A simple framework works well:
- What context the company is in right now.
- What makes this role attractive for someone with that background.
- What real demands the role brings.
- What doubts they should resolve before going further.
Then comes the most underestimated step: alignment with the hiring manager. If the manager talks about "order and process" and you've sold "total autonomy," the candidate will notice the gap immediately.
That's why it's worth preparing a shared mini-pitch. You don't need a theatrical script. You do need to agree on three ideas that should be repeated throughout the process and which limits should never be glossed over.

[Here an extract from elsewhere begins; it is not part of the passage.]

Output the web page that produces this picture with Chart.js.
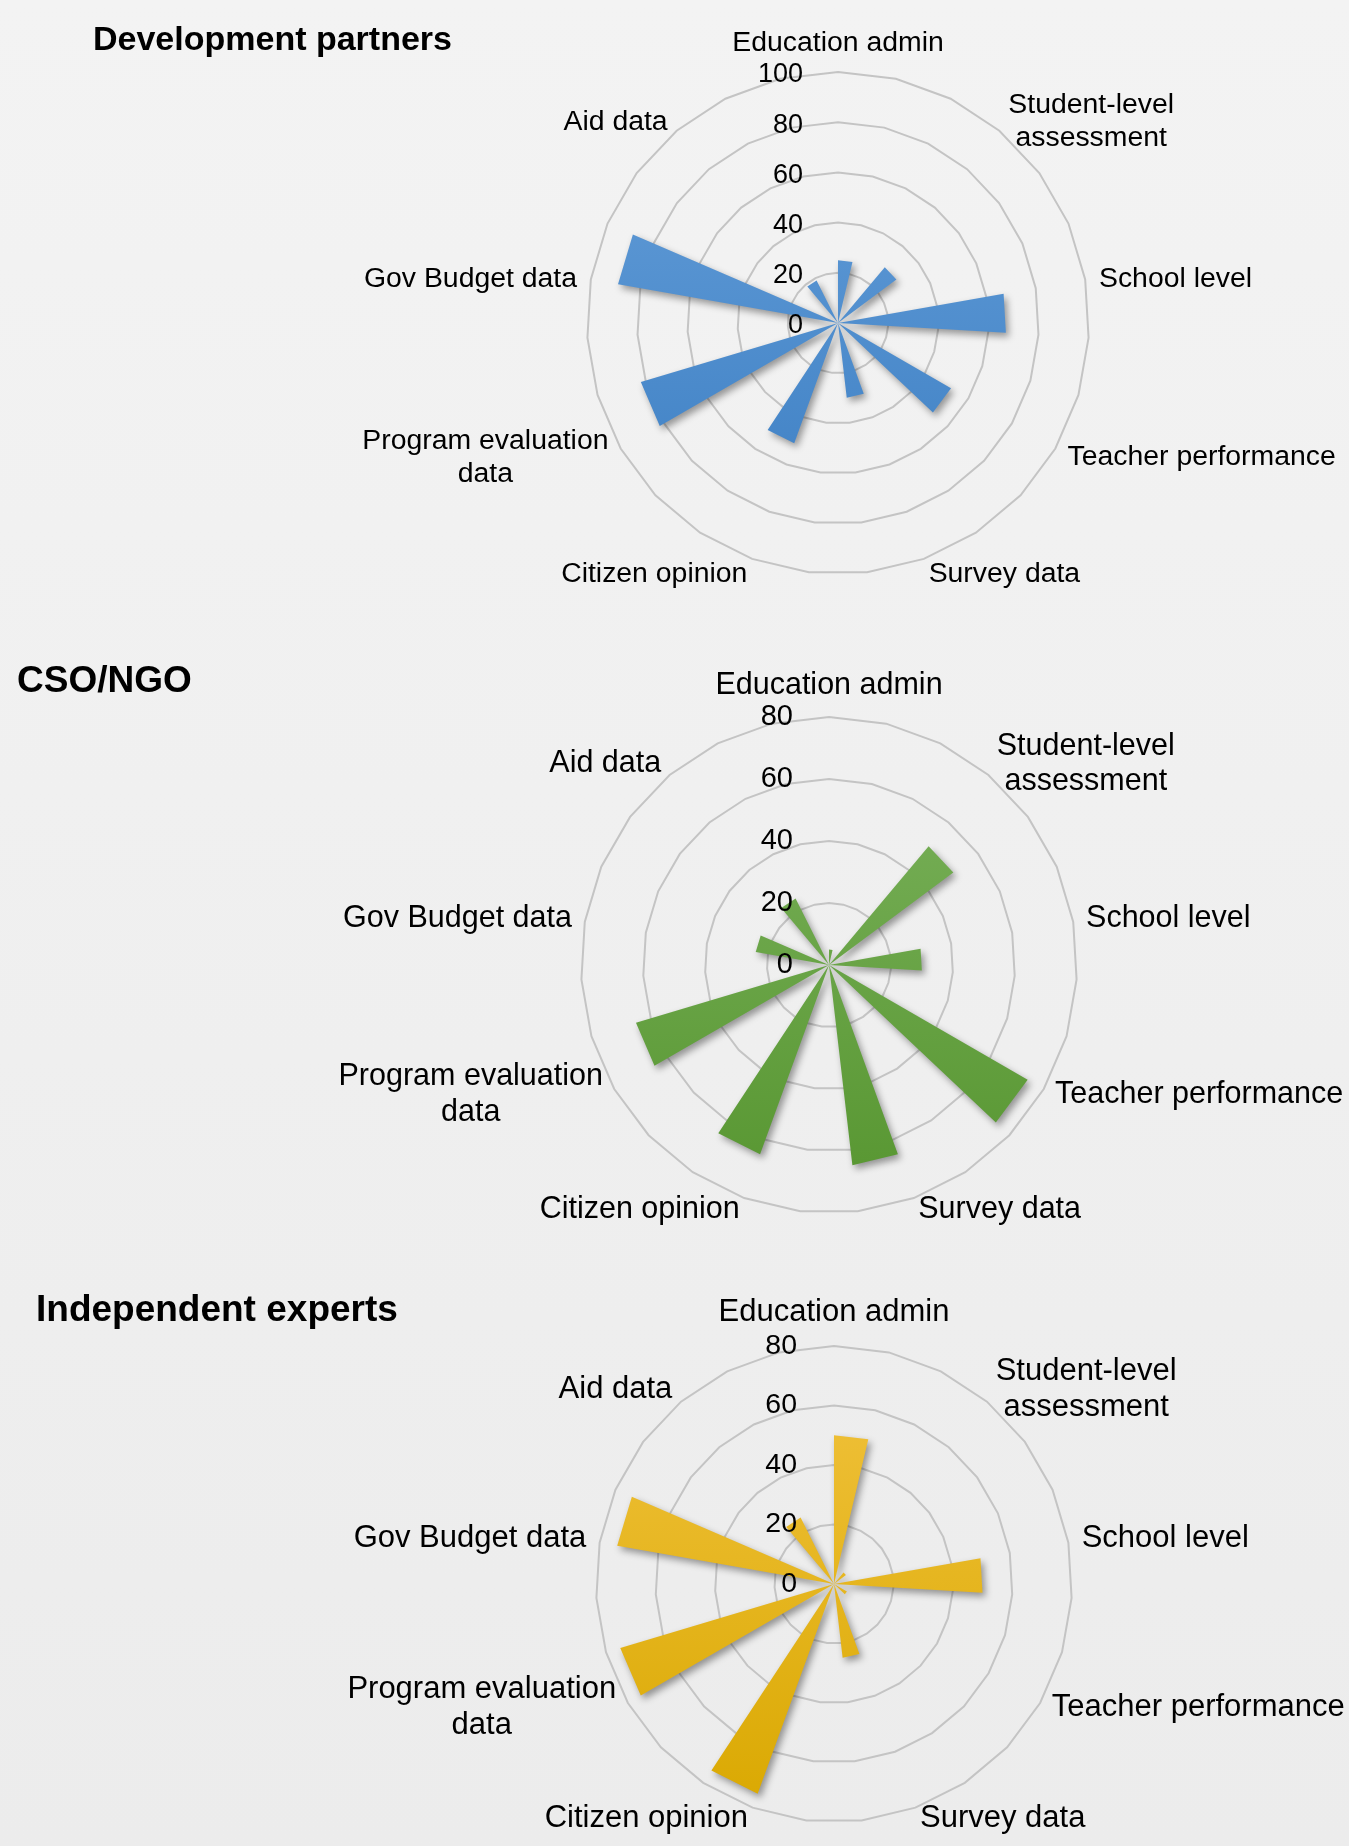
<!DOCTYPE html>
<html>
<head>
<meta charset="utf-8">
<title>Data sources used, by stakeholder group</title>
<script src="https://cdn.jsdelivr.net/npm/chart.js@4.4.1/dist/chart.umd.min.js"></script>
<style>
    html, body {
        margin: 0;
        padding: 0;
    }
    body {
        width: 1349px;
        height: 1846px;
        position: relative;
        overflow: hidden;
        background: linear-gradient(#f3f3f3, #ececec);
    }
    .band {
        position: absolute;
        left: 0;
        width: 1349px;
    }
    .band canvas {
        display: block;
    }
</style>
</head>
<body>
<div class="band" style="top: 0px;"><canvas id="chart-dev" width="1349" height="640"></canvas></div>
<div class="band" style="top: 640px;"><canvas id="chart-cso" width="1349" height="630"></canvas></div>
<div class="band" style="top: 1270px;"><canvas id="chart-exp" width="1349" height="576"></canvas></div>

<script>
// Categories, clockwise from the top
const categories = [
    'Education admin',
    ['Student-level', 'assessment'],
    'School level',
    'Teacher performance',
    'Survey data',
    'Citizen opinion',
    ['Program evaluation', 'data'],
    'Gov Budget data',
    'Aid data'
];

// Share of respondents per group (%)
const devPartners = [25, 29, 67, 52, 30, 51, 82, 89, 19];
const csoNgo = [5, 50, 30, 74, 65, 65, 65, 24, 24];
const experts = [50, 5, 50, 5, 25, 75, 75, 74, 25];

// Tick labels on the radial axis
const ticksTo100 = [0, 20, 40, 60, 80, 100];
const ticksTo80 = [0, 20, 40, 60, 80];

const FONT = '"Liberation Sans", Arial, Helvetica, sans-serif';

// Each category takes three spokes: two at its value and one back at zero,
// so the filled radar turns into a separate wedge per category.
function spokeLabels(cats) {
    return cats.flatMap(c => [c, '', '']);
}

function spokeValues(values) {
    return values.flatMap(v => [v, v, 0]);
}

// Soft shadow under the wedges, then axis text, category text and heading
const wedgeDecor = {
    id: 'wedgeDecor',
    beforeDatasetsDraw(chart) {
        const ctx = chart.ctx;
        ctx.save();
        ctx.shadowColor = 'rgba(0, 0, 0, 0.38)';
        ctx.shadowBlur = 7;
        ctx.shadowOffsetX = 3;
        ctx.shadowOffsetY = 4;
    },
    afterDatasetsDraw(chart) {
        chart.ctx.restore();
    },
    afterDraw(chart, args, opts) {
        const ctx = chart.ctx;
        const scale = chart.scales.r;
        ctx.save();
        ctx.fillStyle = '#000';

        // tick values sit just left of the vertical axis
        ctx.font = opts.tickSize + 'px ' + FONT;
        ctx.textAlign = 'right';
        ctx.textBaseline = 'middle';
        opts.ticks.forEach(v => {
            const y = scale.yCenter - scale.getDistanceFromCenterForValue(v);
            ctx.fillText(String(v), scale.xCenter - opts.tickGap, y + opts.tickDy);
        });

        // category names around the outer ring
        ctx.font = opts.labelSize + 'px ' + FONT;
        const lineH = opts.labelSize * 1.16;
        const count = chart.data.labels.length;
        chart.data.labels.forEach((label, i) => {
            if (!label || !label.length) return;
            const lines = [].concat(label);
            const pos = scale.getPointPosition(i, scale.drawingArea + opts.labelGap);
            const deg = Math.round(i * 360 / count);
            const w = Math.max(...lines.map(l => ctx.measureText(l).width));
            const h = lines.length * lineH;
            let left, top;
            if (deg === 0 || deg === 180) {
                left = pos.x - w / 2;
                top = deg === 0 ? pos.y - h : pos.y;
            } else {
                left = deg < 180 ? pos.x : pos.x - w;
                top = pos.y - h / 2;
            }
            ctx.textAlign = 'center';
            lines.forEach((l, k) => {
                ctx.fillText(l, left + w / 2, top + lineH * (k + 0.5) + opts.labelDy);
            });
        });

        // group heading
        ctx.font = 'bold ' + opts.titleSize + 'px ' + FONT;
        ctx.textAlign = 'left';
        ctx.textBaseline = 'alphabetic';
        ctx.fillText(opts.title, opts.titleX, opts.titleY);
        ctx.restore();
    }
};

function makeWedgeChart(canvasId, values, ticks, look) {
    const canvas = document.getElementById(canvasId);
    const W = canvas.width;
    const H = canvas.height;
    const R = look.radius;
    const max = ticks[ticks.length - 1];

    return new Chart(canvas, {
        type: 'radar',
        data: {
            labels: spokeLabels(categories),
            datasets: [{
                data: spokeValues(values),
                fill: 'origin',
                borderWidth: 0,
                borderColor: 'rgba(0, 0, 0, 0)',
                pointRadius: 0,
                pointHoverRadius: 0,
                backgroundColor: (context) => {
                    const area = context.chart.chartArea;
                    if (!area) return look.colors[1];
                    const g = context.chart.ctx.createLinearGradient(0, area.top, 0, area.bottom);
                    g.addColorStop(0, look.colors[0]);
                    g.addColorStop(1, look.colors[1]);
                    return g;
                }
            }]
        },
        options: {
            responsive: false,
            animation: false,
            layout: {
                padding: {
                    left: look.cx - R,
                    right: W - look.cx - R,
                    top: look.cy - R,
                    bottom: H - look.cy - R
                }
            },
            scales: {
                r: {
                    min: 0,
                    max: max,
                    ticks: { display: false, stepSize: 20 },
                    grid: { circular: false, color: '#c4c4c4', lineWidth: 2 },
                    angleLines: { display: false },
                    pointLabels: { display: false }
                }
            },
            plugins: {
                legend: { display: false },
                tooltip: { enabled: false },
                wedgeDecor: {
                    ticks: ticks,
                    tickSize: look.tickSize,
                    tickGap: look.tickGap,
                    tickDy: look.tickDy,
                    labelSize: look.labelSize,
                    labelGap: look.labelGap,
                    labelDy: look.labelDy,
                    title: look.title,
                    titleSize: look.titleSize,
                    titleX: look.titleX,
                    titleY: look.titleY
                }
            }
        },
        plugins: [wedgeDecor]
    });
}

makeWedgeChart('chart-dev', devPartners, ticksTo100, {
    title: 'Development partners', titleSize: 34, titleX: 93, titleY: 50,
    cx: 838, cy: 323, radius: 251,
    labelSize: 28.4, labelGap: 14, labelDy: 2, tickSize: 27, tickGap: 35, tickDy: 3,
    colors: ['#67a0da', '#3a7dc2']
});

makeWedgeChart('chart-cso', csoNgo, ticksTo80, {
    title: 'CSO/NGO', titleSize: 37, titleX: 17, titleY: 52,
    cx: 829, cy: 325, radius: 248,
    labelSize: 30.5, labelGap: 13, labelDy: -1, tickSize: 29, tickGap: 36, tickDy: 0,
    colors: ['#7cb35e', '#56952f']
});

makeWedgeChart('chart-exp', experts, ticksTo80, {
    title: 'Independent experts', titleSize: 37, titleX: 36, titleY: 51,
    cx: 834, cy: 314, radius: 238,
    labelSize: 31, labelGap: 13.5, labelDy: -2, tickSize: 28.5, tickGap: 37, tickDy: 0,
    colors: ['#f2c33f', '#d9a800']
});
</script>
</body>
</html>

Where the Chain Usually Breaks
EVP activation fails in very specific places:
| Touchpoint | Typical failure | Correct adjustment |
|---|---|---|
| Job ad | Flat language | Open with proposition and context |
| Direct message | Surface-level personalization | Use a plausible reason for change |
| First call | Recruiter monologue | Conversation about fit and trade-offs |
| Manager interview | Different message | Align narrative before the interview |
| Offer | Improvised pitch | Reinforce what was promised from the start |
If you work with ATS tools like Teamtailor, Viterbit, or Workable, your EVP doesn't compete with them. It sits on top. The ATS manages the process. The recruiter converts. Those are different things.